Japan lost entire divisions of troops to these “primitive” Chinese troops, two of which I believe were very modern mechanized divisions.


Neither the PLA nor the KMT claim to have had "modern mechanized divisions." There were ten relatively modern divisions in KMT - trained by GERMANY in the days when China, Japan and Germany were allies! These were all expended in the battle for Nanjing - although possibly two survived well enough in tact they might have later become a force again. And with Lend Lease trucks, they might eventually have been called "motorized" - although that would be grossly misleading I am sure. IJA 5th division is called motorized or mechanized sometimes - but its infantry moved on bicycles! Almost half its supply train (40%) was draft! China never fielded a divsion with most of its supply in trucks, much less the infantry as well, until the PLA decided to adopt the policy "everybody rides" in the 1990s. [To this day KMT formations are mostly not motorized, and they are walking infantry. The active army of Taiwan today has tried to motorize - and found it could not afford the trucks. We have cases where motorized and mechanized brigades combine to give enough vehicles for one to move - and the other is disbanded.] I do research on both Nationalist and Communist army forces - my OB on the latter runs 140 pages - and I track their battle honors back to the War of Resistence. There are claims of victories in that period - but victory should not be interpreted as "wiping out" enemy divisions.

(in reply to Jim D Burns)
Post #: 119
RE: Why Partisan Formula needs to be recoded... - 4/2/2006 11:54:15 PM   
el cid again

 

Posts: 16922
Joined: 10/10/2005
Status: offline
quote:

So the only real issue we have is how to tie down large numbers of Japanese troops to occupation duties without making the Chinese an offensively powerful country. Their troops could and did fight very well defensively, but the Chinese government was not going to commit to any kind of an offensive strategy once the western allies had entered the war.

Representing the units on map is probably not a good solution given the mechanics of the game, so I think upping the partisan value is the best overall solution.

Now I know Japanese players love crushing the Chinese and don’t want to lose that aspect of their fun, but it is not a recreation of any kind of historical reality, it’s pure fantasy. Large Japanese offensives to try and capture the airfields should be possible in late 1944. But even those should be anything but easy, Japan should be forced to take risks and make strategic compromises in order to launch assaults on these bases.

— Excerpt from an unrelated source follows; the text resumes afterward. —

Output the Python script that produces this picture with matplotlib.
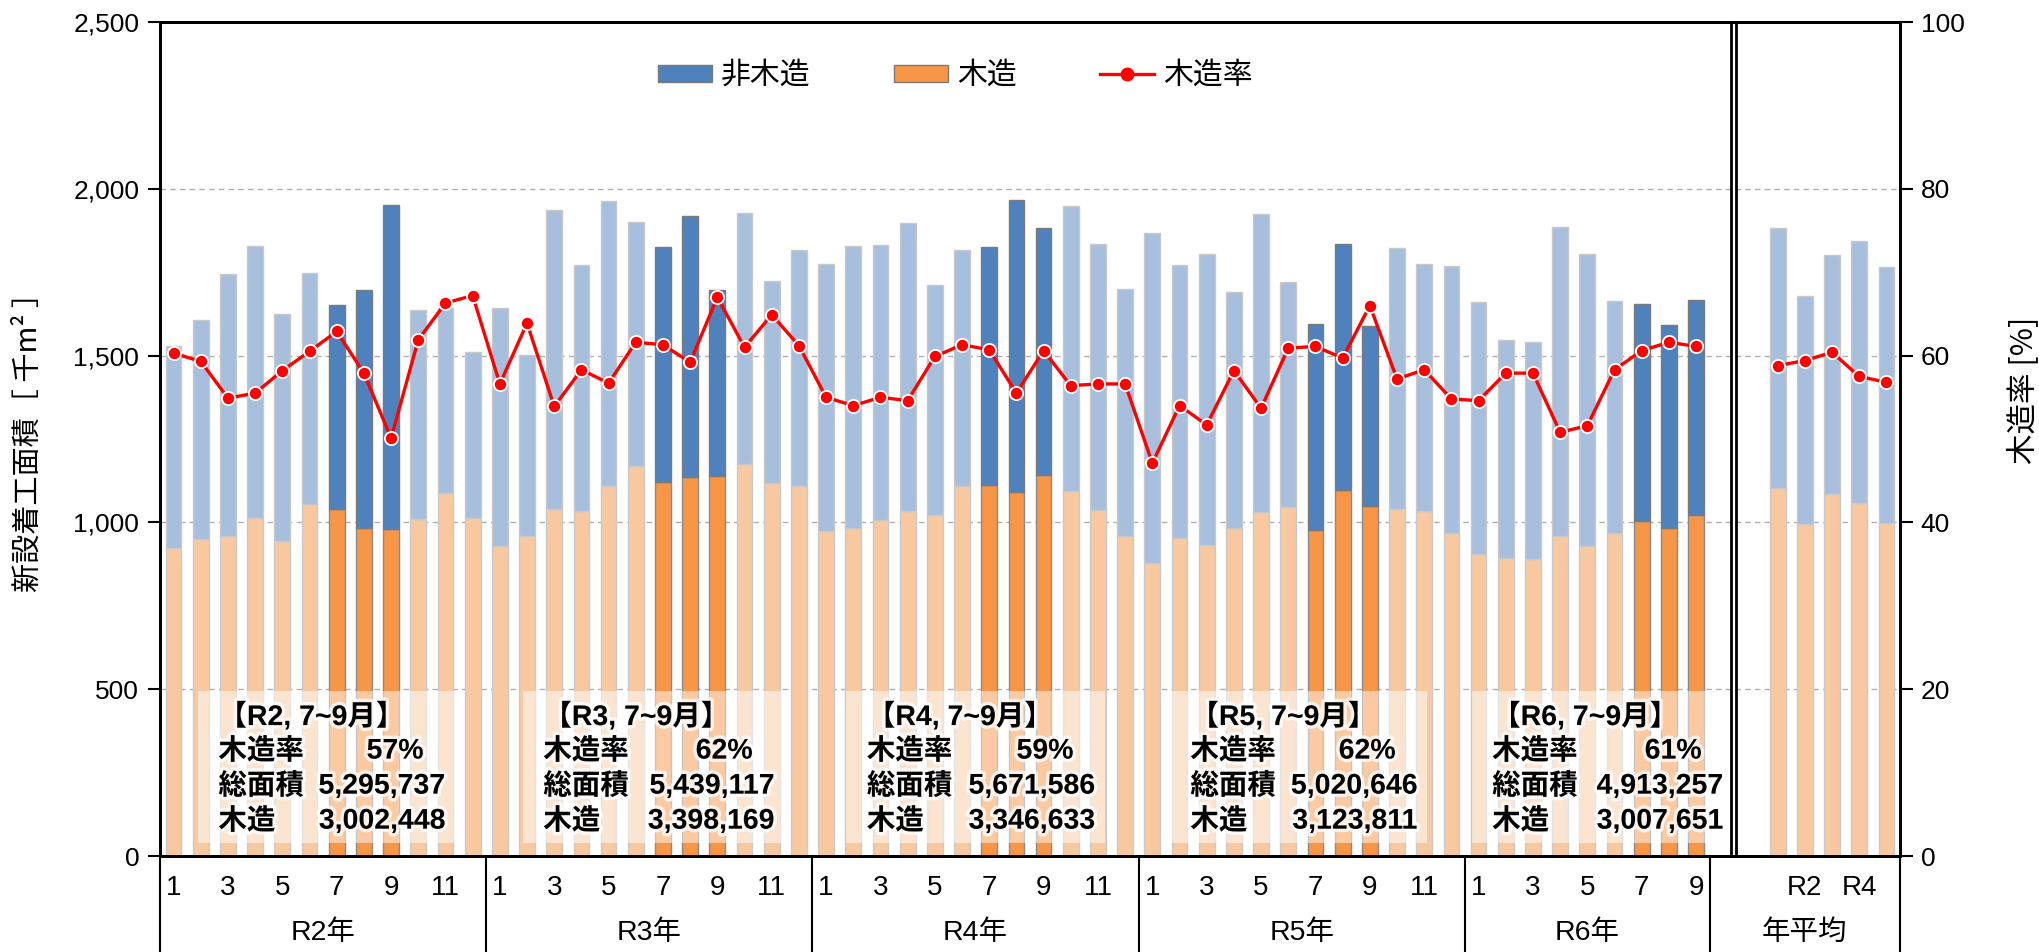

The simplest solution seems to be to reduce the number of mobile forces available to Japan. Right now the 20+ division hammers that steamroll China need to be shaved to about 4-6 division’s max I think. Still an imposing force, but not the devastatingly overwhelming steamroller China faces now.


I am willling to accept that the present system may not be perfect with respect to China. Nothing else is - why should China be different? And the land combat system is biusted anyway - I doubt we can fix it no matter what we do until the same hex combat system is better written. [It can be done by the way - it just has not been done]. I think increasing garrison requirements is a valid idea - but don't think we should just dream of code changes - we need to invent real ways to do it. I am very pleased with the idea of gurilla units being immoble and intend to test it now. It is a very good way to tie down troops and make the units different from line units. I also am fairly pleased with the idea of breaking up Japanese brigades that, in fact, never fought as brigades.
No hammer then, and more ability to spread out and garrison. I think that the Japanese need more local troops as well - I note these have been added by CHS in some places and, since I use that foundation, you will see them in RHS. I am also testing giving CCP/PLA an independent command. But the biggest change is to give China more mountains, a few more towns/bases, and more trails - so units are not cut off from supply. Many local places get local economies - this will help a lot I bet.